To answer his own question, Jackson said the answer lies in everything around us.
“I think part of how we learn to get a good view of a situation, to be sensitive, is through activity,” Jackson said. “I come to be able to describe a situation well by engaging in activities with others, submitting my descriptions to them–even in conversation and through action–and then having them respond.”
“Confronting this problem concerning the theory of moral particularism,” Jackson said, “actions are right, not in virtue of conformity to a rule, but there’s still a right thing to do. What makes an action right is just features of the world around us. We must train people to be sensitive to morally salient features.”

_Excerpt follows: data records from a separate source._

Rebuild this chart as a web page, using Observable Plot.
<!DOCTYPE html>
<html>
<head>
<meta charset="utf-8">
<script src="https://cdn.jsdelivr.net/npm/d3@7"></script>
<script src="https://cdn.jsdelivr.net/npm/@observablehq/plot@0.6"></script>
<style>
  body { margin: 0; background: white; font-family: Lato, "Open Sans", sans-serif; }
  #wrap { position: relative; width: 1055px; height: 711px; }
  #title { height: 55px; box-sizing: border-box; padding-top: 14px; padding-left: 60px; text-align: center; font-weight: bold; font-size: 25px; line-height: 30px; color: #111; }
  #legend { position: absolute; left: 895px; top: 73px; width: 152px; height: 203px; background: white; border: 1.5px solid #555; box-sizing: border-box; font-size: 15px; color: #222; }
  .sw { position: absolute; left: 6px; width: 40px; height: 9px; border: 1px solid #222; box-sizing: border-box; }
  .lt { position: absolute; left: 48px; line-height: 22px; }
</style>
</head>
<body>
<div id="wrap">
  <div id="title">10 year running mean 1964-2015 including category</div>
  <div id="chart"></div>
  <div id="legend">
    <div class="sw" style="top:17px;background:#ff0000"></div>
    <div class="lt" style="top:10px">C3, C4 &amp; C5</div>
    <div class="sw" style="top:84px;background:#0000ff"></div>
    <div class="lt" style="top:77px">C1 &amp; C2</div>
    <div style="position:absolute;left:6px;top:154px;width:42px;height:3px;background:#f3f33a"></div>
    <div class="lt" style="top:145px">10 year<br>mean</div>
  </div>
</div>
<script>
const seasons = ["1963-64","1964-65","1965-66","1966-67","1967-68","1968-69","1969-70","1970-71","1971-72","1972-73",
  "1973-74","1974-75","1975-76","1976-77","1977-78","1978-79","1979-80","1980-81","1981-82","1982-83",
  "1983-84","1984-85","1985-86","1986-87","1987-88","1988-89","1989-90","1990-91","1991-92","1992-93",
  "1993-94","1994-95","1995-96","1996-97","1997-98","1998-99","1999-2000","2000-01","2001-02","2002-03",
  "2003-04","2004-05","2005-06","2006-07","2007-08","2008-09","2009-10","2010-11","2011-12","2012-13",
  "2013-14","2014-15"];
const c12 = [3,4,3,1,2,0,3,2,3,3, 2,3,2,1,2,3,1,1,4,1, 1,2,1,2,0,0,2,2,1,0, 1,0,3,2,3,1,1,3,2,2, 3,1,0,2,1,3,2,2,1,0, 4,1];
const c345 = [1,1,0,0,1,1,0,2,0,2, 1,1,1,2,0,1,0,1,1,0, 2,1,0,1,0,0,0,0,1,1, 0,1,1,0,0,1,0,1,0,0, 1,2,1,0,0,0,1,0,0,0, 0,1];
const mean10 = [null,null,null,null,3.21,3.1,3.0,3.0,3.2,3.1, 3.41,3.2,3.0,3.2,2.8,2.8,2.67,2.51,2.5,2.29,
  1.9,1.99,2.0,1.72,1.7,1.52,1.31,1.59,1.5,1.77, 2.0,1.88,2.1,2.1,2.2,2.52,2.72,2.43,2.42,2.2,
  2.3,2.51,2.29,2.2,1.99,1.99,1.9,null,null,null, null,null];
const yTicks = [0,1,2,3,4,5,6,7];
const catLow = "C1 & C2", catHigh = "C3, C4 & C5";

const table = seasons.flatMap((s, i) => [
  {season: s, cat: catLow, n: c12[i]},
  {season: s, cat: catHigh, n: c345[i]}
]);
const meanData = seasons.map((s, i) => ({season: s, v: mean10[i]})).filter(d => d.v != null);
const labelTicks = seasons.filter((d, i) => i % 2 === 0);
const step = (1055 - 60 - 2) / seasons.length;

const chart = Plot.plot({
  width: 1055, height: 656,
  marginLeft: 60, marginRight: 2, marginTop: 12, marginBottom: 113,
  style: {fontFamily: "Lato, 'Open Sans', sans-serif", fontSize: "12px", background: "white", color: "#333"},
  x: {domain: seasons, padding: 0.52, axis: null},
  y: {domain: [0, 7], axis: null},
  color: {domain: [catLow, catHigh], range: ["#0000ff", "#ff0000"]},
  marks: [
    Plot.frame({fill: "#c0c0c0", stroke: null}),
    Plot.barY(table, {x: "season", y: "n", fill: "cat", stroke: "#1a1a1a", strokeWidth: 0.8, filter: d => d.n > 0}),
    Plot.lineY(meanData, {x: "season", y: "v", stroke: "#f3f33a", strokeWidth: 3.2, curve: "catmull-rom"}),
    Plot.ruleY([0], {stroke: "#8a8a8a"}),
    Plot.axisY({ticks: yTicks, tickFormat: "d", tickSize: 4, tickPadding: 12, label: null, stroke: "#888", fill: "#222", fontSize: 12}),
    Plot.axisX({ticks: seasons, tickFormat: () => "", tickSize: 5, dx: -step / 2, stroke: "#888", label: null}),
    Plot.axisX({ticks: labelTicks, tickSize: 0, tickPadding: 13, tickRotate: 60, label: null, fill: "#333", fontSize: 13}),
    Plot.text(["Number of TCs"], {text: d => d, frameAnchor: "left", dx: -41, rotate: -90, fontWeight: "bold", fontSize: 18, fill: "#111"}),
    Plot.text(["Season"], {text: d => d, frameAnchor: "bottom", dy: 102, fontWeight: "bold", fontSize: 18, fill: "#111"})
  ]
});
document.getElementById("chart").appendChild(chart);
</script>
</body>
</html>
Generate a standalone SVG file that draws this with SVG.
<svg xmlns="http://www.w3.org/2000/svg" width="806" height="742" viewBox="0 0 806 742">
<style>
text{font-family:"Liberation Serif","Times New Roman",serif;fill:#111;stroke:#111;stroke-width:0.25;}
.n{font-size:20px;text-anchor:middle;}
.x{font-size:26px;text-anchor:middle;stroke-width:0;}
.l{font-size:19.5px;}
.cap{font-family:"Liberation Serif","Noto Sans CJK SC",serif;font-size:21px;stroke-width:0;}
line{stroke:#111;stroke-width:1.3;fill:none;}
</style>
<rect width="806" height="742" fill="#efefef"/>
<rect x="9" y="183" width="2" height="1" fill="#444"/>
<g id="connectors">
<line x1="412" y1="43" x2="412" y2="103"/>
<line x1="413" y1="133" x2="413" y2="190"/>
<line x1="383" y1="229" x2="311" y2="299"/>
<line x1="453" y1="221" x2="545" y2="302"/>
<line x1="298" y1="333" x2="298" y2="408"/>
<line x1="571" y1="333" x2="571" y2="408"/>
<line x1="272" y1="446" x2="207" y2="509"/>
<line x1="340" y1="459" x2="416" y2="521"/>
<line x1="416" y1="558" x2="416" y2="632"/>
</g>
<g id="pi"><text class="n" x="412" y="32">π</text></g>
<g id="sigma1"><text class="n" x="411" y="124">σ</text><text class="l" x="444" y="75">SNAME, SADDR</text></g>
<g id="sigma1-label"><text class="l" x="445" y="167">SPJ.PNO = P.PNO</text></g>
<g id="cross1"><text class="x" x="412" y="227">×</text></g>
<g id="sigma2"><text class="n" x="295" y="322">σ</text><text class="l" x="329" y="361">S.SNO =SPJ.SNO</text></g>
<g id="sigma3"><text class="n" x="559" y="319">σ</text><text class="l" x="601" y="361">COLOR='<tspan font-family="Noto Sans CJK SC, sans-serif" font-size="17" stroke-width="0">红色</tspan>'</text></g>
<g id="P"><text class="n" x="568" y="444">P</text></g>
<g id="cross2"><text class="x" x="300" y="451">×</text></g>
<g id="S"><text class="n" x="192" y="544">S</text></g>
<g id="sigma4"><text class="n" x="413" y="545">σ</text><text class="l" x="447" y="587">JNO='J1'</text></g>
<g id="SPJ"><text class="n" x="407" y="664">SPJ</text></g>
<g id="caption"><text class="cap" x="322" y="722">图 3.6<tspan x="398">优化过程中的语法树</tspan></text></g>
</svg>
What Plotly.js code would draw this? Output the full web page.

Jackson’s probing questions our ideas of raising kids and educating people, who must be trained to handle a complicated world.
“The view of moral education becomes much more like learning a language, where you pick it up through communal activity, it’s carried over through habit, and is then applied to new situations,” Jackson said. “It’s more akin to learning practices of description…While rules may be important, they don’t make morality,” Jackson said.
Apart from being a professor, Jackson is a husband. He met his wife at Capital, who was also studying philosophy major. After furthering her theology education, she was called back to Ohio to serve in a Wooster congregation while Jackson was still working on his dissertation in Texas. He said he couldn’t handle the time apart, so, in the summer of 2013, he came back to Ohio for good.
Jackson said he was met with many great teaching opportunities, both at Capital and Akron University.
Hoping to stay at Capital for some time, Jackson shared how his perspective of Capital has changed from student to faculty status.
“It’s absolutely fantastic to have these people, who were great teachers, now as colleagues,” Jackson said. “It does change the conversation a little bit.”
Jackson is now working on editing some of the papers that have come from his dissertation paper while still continuing to research moral particularism and moral education.